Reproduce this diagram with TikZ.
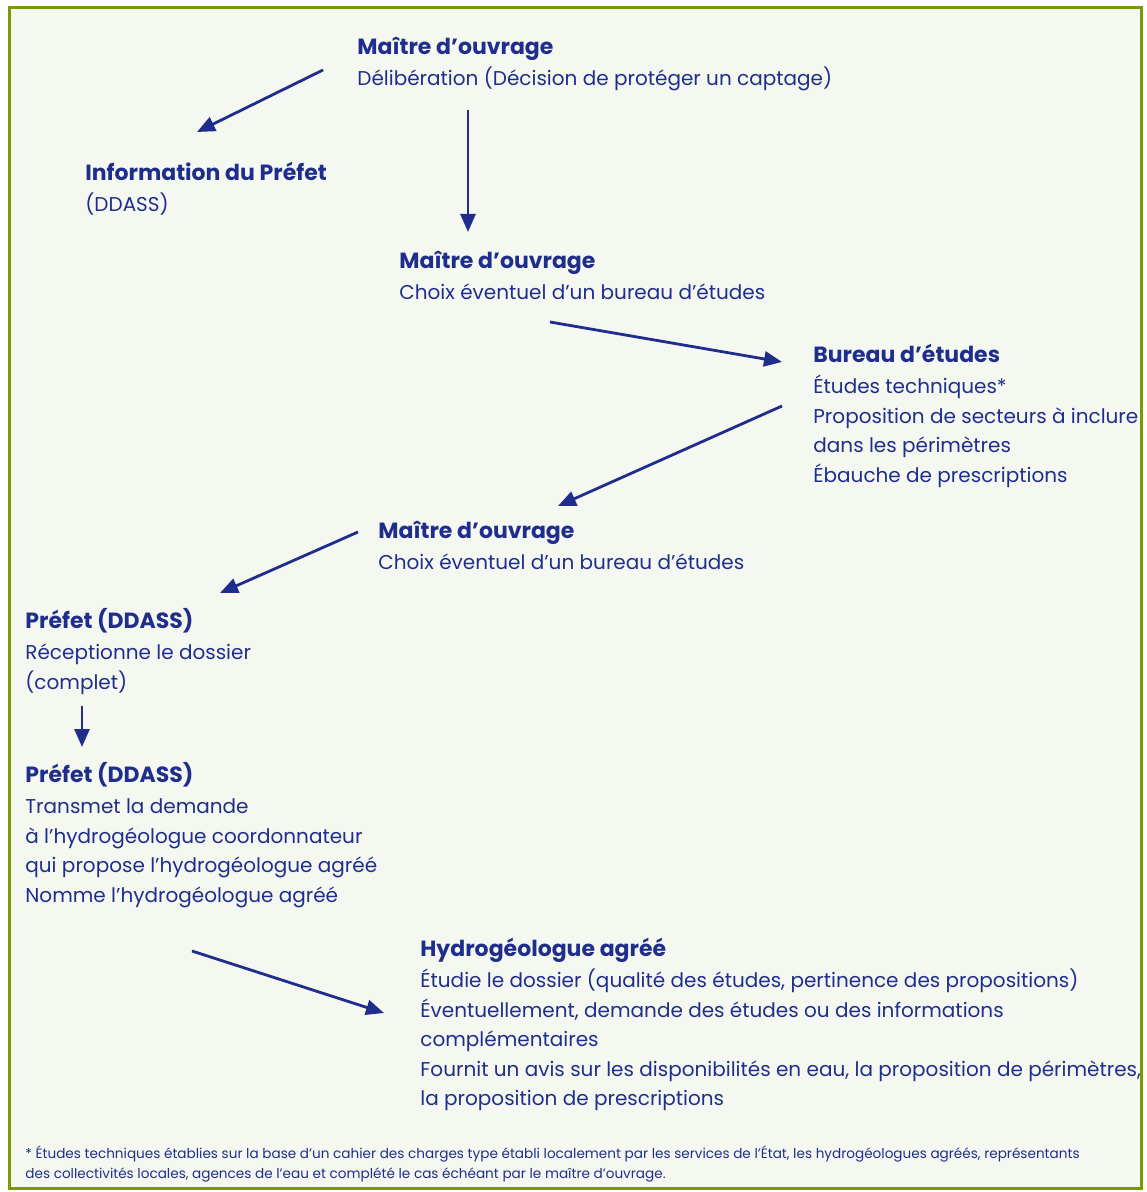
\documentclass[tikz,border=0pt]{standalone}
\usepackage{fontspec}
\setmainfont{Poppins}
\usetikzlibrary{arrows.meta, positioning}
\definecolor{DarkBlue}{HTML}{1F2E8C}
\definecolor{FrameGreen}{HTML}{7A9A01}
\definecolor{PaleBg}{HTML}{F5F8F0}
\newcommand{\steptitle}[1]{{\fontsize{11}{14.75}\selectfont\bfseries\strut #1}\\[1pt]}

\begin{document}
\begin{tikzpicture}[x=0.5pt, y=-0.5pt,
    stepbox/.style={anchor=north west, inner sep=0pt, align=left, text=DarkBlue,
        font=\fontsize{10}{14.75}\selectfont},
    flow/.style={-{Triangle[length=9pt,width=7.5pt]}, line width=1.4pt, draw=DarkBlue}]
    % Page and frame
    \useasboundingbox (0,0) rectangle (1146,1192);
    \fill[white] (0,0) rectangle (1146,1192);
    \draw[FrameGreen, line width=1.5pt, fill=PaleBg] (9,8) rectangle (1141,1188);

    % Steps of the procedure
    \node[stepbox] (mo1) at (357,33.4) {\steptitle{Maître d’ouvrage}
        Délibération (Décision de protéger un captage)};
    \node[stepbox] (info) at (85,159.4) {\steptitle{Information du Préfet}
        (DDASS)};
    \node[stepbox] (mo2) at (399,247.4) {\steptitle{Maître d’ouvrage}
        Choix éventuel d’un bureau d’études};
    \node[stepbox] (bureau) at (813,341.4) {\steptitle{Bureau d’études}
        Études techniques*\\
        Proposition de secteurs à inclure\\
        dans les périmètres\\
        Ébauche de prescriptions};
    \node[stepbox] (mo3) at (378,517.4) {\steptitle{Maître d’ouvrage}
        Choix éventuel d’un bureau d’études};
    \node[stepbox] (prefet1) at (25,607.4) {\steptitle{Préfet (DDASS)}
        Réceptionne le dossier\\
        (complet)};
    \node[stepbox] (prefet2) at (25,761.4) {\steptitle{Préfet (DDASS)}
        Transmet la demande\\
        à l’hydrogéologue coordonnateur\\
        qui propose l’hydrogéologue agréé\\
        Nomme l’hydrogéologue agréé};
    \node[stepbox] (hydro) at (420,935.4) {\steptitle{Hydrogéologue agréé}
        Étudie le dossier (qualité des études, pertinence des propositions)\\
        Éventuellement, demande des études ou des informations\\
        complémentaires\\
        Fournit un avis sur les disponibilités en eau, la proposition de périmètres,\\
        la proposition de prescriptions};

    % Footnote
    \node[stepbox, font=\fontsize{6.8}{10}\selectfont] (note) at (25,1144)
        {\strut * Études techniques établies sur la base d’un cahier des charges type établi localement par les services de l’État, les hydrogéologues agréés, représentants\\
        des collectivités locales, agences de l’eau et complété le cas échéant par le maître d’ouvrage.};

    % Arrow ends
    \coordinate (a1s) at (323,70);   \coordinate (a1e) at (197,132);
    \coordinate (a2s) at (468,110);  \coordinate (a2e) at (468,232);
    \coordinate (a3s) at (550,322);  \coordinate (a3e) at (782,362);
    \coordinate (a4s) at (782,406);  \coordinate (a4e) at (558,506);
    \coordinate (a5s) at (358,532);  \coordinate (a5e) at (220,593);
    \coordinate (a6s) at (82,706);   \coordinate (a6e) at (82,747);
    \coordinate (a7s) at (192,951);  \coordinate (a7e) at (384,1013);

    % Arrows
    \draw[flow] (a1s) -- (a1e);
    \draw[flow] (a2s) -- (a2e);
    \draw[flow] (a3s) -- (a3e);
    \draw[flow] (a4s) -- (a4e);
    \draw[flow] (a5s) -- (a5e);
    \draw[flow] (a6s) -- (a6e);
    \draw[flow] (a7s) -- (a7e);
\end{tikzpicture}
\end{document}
┄┄┄┄┄┄
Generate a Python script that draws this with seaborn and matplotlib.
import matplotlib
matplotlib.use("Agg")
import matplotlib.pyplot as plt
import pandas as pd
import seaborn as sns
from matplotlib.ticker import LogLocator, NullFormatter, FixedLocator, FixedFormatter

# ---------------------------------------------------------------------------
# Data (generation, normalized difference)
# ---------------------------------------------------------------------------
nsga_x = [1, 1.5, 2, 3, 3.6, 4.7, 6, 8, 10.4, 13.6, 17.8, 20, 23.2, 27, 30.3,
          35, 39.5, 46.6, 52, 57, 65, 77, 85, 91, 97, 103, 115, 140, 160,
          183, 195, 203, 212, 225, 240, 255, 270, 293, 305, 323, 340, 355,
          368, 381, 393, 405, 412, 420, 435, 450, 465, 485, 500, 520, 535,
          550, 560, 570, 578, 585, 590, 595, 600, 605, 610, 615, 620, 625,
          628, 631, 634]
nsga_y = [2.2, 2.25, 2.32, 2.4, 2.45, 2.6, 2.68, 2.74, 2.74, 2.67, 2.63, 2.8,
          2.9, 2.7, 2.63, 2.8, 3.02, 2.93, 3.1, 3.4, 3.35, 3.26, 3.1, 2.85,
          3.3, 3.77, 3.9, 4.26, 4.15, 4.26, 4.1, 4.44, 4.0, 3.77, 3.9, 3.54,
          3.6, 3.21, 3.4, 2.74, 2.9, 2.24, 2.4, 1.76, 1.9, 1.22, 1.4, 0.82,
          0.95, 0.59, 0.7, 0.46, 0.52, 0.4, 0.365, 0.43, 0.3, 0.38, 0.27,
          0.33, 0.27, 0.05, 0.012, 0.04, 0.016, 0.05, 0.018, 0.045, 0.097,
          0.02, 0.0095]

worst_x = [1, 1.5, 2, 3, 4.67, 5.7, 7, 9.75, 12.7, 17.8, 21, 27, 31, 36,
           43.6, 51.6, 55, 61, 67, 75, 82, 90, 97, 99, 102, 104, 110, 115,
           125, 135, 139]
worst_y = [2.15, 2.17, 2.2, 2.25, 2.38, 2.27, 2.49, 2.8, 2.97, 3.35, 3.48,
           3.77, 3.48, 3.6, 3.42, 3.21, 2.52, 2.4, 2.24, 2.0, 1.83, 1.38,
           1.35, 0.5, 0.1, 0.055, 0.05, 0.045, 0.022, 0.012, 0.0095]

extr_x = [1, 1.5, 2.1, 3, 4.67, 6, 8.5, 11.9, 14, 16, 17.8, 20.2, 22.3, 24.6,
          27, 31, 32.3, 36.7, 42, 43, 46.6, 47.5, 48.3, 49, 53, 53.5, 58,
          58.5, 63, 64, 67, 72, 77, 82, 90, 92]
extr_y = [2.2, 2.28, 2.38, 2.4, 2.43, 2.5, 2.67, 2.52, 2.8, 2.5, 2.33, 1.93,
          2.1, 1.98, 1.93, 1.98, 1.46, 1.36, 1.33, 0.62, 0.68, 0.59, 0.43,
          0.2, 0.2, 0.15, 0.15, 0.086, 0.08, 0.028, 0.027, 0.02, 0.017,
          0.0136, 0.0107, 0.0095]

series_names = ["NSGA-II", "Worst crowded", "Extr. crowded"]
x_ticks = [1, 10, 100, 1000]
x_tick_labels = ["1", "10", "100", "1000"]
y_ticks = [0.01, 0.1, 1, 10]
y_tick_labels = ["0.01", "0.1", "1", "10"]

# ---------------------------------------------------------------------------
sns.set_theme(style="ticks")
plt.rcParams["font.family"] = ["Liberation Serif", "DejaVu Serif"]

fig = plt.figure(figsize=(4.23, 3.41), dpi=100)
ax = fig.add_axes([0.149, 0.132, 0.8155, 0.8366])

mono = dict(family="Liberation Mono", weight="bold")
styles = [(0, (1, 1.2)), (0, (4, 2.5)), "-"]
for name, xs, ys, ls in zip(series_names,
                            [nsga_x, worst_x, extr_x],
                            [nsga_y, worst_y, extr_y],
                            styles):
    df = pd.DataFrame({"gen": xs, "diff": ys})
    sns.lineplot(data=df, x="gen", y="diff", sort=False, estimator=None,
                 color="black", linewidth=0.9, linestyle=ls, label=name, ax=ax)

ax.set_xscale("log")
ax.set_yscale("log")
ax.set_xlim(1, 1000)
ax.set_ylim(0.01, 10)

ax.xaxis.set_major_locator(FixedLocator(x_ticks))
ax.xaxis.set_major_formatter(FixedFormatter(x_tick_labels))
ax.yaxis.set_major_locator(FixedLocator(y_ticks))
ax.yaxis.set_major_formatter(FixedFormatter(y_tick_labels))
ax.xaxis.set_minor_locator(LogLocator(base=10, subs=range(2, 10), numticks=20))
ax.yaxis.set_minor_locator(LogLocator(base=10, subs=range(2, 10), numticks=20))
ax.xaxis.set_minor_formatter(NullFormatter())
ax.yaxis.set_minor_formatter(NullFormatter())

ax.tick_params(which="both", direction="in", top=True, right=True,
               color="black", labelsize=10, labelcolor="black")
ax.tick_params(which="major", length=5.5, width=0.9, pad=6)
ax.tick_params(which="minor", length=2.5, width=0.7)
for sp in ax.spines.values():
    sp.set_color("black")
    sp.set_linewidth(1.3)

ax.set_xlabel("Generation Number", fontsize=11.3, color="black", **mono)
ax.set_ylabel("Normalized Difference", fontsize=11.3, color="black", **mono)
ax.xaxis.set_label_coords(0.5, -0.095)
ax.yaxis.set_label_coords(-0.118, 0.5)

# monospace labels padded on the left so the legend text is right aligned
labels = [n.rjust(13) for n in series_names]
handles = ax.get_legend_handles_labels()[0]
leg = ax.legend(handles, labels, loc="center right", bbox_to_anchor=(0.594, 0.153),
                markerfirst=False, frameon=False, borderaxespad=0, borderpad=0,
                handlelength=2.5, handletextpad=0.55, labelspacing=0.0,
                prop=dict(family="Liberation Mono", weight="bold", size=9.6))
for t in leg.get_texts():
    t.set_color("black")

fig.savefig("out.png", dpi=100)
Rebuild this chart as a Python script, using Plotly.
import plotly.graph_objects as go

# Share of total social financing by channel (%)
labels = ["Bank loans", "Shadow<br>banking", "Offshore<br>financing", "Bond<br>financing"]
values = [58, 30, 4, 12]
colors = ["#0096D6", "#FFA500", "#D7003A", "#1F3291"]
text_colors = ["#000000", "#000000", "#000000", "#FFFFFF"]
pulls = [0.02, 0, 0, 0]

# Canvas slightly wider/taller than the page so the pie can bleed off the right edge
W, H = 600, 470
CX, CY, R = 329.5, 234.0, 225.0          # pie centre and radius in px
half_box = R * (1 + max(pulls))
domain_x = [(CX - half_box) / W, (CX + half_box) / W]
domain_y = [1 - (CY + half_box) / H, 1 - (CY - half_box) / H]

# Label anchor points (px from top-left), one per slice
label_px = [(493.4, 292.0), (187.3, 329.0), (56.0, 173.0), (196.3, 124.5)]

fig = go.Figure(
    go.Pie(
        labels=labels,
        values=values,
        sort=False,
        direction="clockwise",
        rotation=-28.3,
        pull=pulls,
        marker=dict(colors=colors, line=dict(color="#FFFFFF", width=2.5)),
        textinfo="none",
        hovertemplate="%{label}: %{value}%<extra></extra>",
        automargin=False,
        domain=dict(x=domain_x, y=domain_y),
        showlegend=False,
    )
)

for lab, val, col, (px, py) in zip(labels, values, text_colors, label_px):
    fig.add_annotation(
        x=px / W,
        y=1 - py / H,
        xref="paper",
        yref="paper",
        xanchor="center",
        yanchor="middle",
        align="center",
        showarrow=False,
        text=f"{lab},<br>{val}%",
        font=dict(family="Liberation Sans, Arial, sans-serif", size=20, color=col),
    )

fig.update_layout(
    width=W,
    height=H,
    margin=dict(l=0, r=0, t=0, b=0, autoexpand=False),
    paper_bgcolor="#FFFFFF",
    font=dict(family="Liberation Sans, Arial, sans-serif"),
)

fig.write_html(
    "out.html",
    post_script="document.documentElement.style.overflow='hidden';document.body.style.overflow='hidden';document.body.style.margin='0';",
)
┄┄┄┄┄┄
Short problem →
Look above for the line with "Reproduce this diagram with TikZ." and copy exactly from it through the line with "(9,8) rectangle (1141,1188);", both included. Omit the pictures.

Response to this exercise →
Reproduce this diagram with TikZ.
\documentclass[tikz,border=0pt]{standalone}
\usepackage{fontspec}
\setmainfont{Poppins}
\usetikzlibrary{arrows.meta, positioning}
\definecolor{DarkBlue}{HTML}{1F2E8C}
\definecolor{FrameGreen}{HTML}{7A9A01}
\definecolor{PaleBg}{HTML}{F5F8F0}
\newcommand{\steptitle}[1]{{\fontsize{11}{14.75}\selectfont\bfseries\strut #1}\\[1pt]}

\begin{document}
\begin{tikzpicture}[x=0.5pt, y=-0.5pt,
    stepbox/.style={anchor=north west, inner sep=0pt, align=left, text=DarkBlue,
        font=\fontsize{10}{14.75}\selectfont},
    flow/.style={-{Triangle[length=9pt,width=7.5pt]}, line width=1.4pt, draw=DarkBlue}]
    % Page and frame
    \useasboundingbox (0,0) rectangle (1146,1192);
    \fill[white] (0,0) rectangle (1146,1192);
    \draw[FrameGreen, line width=1.5pt, fill=PaleBg] (9,8) rectangle (1141,1188);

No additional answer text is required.